* BEGIN *

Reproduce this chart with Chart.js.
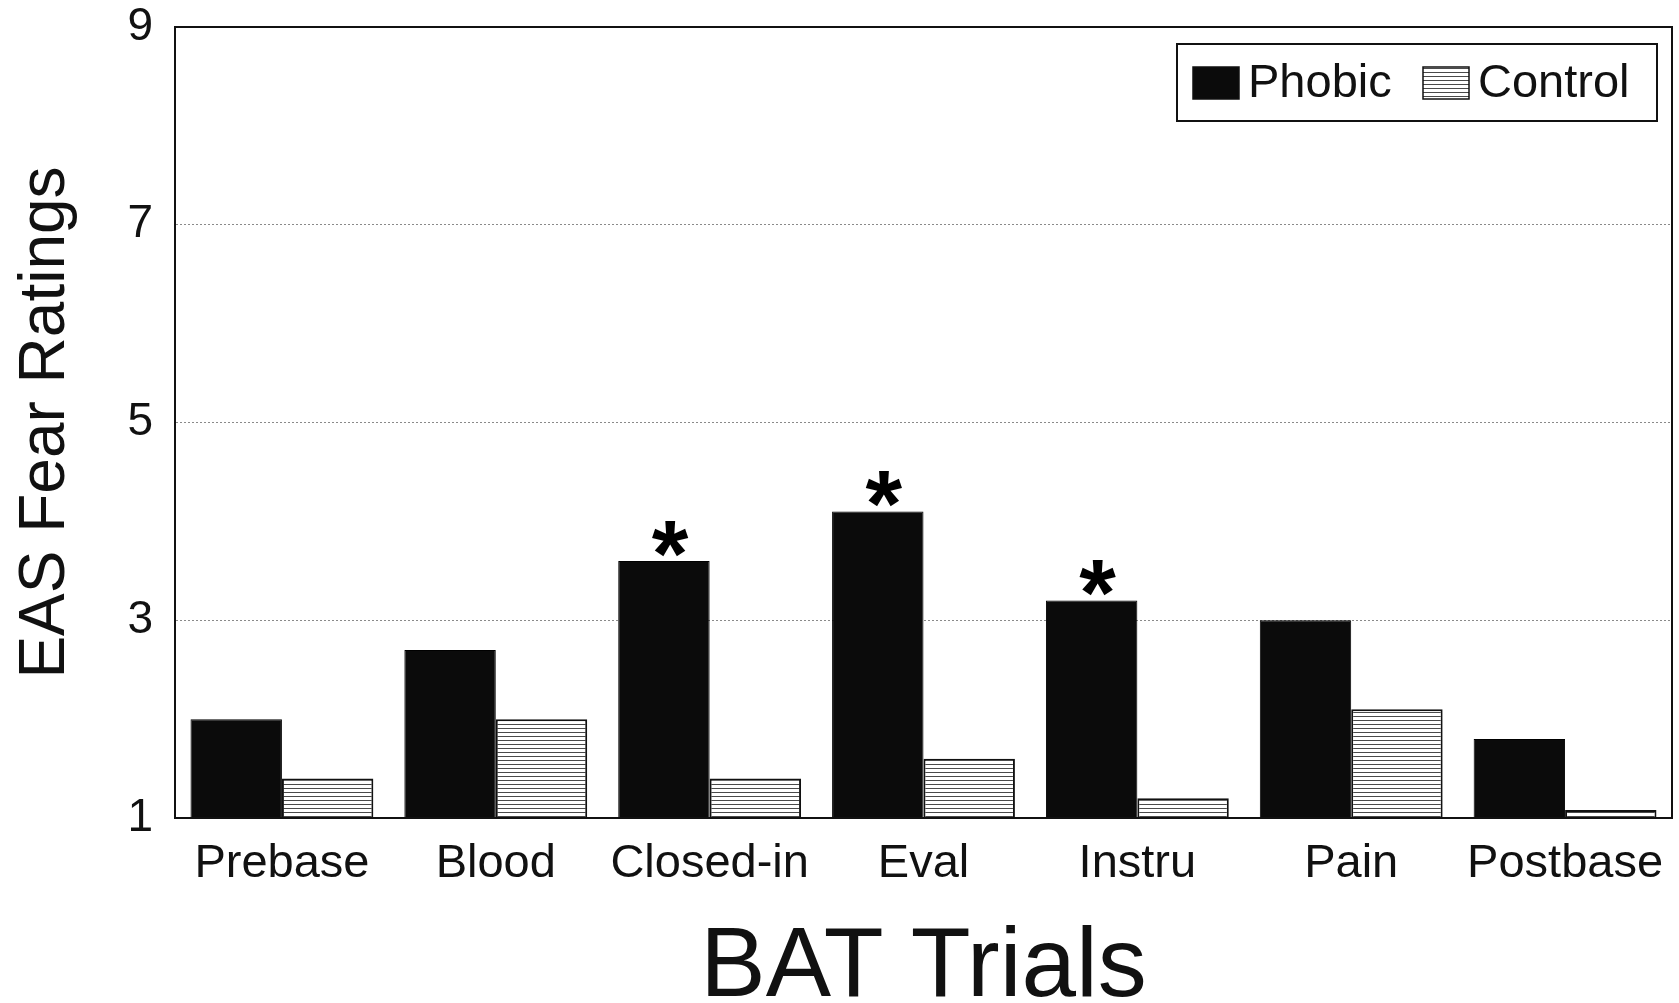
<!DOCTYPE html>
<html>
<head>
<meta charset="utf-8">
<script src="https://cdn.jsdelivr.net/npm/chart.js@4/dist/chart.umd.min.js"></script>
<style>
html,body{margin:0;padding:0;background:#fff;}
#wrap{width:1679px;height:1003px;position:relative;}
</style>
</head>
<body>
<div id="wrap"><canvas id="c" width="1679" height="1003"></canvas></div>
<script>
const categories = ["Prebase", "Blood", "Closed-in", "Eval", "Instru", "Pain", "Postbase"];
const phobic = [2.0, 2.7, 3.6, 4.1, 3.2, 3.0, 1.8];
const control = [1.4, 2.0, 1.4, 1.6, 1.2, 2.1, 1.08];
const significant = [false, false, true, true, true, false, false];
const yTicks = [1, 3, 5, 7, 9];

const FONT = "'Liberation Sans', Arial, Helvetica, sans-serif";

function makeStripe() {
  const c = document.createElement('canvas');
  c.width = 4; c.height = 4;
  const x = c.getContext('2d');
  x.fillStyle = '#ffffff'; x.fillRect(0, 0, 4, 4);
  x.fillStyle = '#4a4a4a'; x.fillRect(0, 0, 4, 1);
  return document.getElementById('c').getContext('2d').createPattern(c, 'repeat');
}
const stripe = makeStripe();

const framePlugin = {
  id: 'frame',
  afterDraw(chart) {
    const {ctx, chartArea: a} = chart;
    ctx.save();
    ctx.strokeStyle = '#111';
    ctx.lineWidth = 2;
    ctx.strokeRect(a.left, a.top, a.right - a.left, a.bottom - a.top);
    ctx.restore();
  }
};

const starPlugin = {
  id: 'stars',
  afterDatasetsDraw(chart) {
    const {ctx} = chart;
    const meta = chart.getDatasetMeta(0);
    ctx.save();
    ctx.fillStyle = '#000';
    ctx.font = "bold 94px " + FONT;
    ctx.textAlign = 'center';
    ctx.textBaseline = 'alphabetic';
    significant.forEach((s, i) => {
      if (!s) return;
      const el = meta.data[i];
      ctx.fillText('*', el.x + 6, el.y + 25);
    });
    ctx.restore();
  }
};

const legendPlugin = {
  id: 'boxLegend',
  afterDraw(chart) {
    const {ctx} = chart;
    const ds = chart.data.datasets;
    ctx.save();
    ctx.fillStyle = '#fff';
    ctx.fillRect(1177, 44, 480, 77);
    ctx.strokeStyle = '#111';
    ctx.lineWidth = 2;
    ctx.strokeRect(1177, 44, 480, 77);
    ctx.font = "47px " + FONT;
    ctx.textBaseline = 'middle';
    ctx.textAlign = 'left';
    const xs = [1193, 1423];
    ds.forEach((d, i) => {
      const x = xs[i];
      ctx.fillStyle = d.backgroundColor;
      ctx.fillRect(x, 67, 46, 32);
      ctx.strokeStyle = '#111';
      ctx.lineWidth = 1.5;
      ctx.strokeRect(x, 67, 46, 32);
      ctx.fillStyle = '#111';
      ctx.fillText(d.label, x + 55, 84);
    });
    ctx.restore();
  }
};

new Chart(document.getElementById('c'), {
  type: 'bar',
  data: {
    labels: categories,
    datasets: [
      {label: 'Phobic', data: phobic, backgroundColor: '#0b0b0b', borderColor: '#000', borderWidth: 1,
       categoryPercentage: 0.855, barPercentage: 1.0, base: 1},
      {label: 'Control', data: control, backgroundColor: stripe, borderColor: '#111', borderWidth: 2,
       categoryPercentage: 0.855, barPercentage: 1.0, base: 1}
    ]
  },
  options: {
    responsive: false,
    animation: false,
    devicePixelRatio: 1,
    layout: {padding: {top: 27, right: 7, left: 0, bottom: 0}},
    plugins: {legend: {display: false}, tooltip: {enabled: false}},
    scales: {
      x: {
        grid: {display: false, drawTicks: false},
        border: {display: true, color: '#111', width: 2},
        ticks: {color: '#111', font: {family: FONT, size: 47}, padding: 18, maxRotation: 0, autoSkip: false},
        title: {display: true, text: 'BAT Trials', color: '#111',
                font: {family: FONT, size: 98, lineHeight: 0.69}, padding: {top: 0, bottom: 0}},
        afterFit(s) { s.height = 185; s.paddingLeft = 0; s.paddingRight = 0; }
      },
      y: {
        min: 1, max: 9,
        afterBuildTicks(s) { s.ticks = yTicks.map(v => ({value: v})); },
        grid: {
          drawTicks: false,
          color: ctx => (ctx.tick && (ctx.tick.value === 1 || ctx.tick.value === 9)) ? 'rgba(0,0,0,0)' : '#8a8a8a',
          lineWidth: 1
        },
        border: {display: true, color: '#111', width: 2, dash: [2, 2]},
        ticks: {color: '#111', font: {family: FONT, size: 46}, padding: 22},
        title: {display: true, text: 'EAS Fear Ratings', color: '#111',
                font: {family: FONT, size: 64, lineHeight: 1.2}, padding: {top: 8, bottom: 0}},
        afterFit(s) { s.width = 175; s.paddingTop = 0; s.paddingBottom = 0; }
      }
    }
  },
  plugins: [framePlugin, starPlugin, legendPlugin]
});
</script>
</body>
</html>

* END *
* BEGIN *

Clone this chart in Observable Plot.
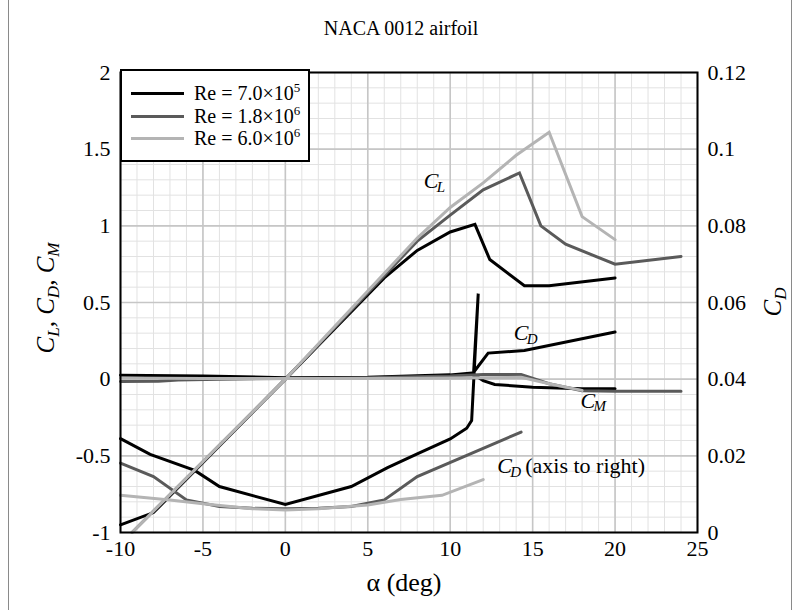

* END *
* BEGIN *

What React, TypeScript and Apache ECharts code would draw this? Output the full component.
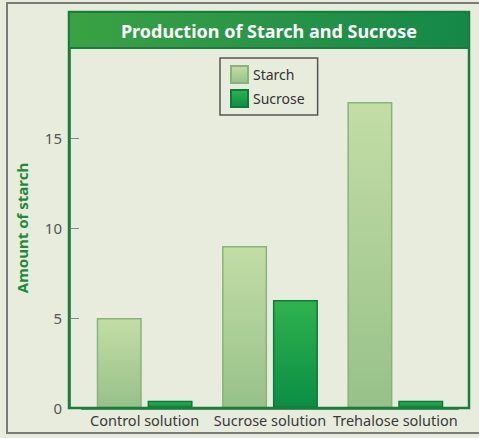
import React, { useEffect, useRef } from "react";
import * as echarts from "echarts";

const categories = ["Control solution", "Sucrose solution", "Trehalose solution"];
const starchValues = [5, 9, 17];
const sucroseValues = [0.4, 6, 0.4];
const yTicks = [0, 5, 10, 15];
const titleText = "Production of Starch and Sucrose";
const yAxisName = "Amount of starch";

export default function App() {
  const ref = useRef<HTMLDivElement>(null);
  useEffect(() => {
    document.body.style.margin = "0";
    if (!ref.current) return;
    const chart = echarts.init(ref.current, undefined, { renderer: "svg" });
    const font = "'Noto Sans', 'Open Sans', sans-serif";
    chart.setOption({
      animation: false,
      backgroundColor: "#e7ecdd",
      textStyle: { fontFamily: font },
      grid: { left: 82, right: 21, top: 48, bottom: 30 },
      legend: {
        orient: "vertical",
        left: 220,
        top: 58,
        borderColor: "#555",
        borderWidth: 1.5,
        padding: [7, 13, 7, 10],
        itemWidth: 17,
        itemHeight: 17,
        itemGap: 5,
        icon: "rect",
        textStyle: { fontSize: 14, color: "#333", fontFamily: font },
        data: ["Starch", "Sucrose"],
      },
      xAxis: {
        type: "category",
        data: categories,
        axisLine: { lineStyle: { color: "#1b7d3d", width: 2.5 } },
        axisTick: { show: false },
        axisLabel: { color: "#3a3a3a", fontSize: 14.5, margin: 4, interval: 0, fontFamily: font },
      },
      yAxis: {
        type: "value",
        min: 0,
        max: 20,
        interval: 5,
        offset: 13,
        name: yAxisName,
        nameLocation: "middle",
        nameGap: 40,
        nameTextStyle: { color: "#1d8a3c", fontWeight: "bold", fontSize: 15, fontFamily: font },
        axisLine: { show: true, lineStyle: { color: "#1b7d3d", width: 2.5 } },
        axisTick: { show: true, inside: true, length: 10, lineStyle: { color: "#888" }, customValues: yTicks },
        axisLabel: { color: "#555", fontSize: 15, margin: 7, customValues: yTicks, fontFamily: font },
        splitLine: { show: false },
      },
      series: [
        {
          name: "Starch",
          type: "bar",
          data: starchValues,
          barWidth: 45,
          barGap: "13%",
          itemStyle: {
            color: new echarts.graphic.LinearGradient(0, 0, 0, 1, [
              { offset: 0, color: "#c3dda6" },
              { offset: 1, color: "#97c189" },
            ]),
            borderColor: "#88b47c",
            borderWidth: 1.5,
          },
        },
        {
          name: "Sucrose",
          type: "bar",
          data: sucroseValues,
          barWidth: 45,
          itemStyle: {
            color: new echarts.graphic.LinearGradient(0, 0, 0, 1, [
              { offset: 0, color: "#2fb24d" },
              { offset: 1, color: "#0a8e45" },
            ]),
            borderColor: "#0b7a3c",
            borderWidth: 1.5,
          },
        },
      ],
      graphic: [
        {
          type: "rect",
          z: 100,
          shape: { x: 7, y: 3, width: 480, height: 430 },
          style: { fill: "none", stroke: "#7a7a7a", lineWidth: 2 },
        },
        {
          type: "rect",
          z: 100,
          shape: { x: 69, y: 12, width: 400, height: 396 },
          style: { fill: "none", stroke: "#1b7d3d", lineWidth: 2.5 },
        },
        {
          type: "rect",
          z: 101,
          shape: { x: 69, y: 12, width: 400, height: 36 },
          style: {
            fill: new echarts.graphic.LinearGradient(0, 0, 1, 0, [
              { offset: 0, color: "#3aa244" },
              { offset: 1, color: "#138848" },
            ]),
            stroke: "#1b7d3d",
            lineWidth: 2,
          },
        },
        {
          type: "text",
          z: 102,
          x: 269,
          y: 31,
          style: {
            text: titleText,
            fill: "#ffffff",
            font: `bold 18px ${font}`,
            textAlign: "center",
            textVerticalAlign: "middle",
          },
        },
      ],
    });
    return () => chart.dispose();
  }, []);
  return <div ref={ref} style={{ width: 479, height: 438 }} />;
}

* END *

• The problem: Track down every line holding the string "this" and copy it.

• Solution below:
Reproduce this chart with Chart.js.
Clone this chart in Observable Plot.
What React, TypeScript and Apache ECharts code would draw this? Output the full component.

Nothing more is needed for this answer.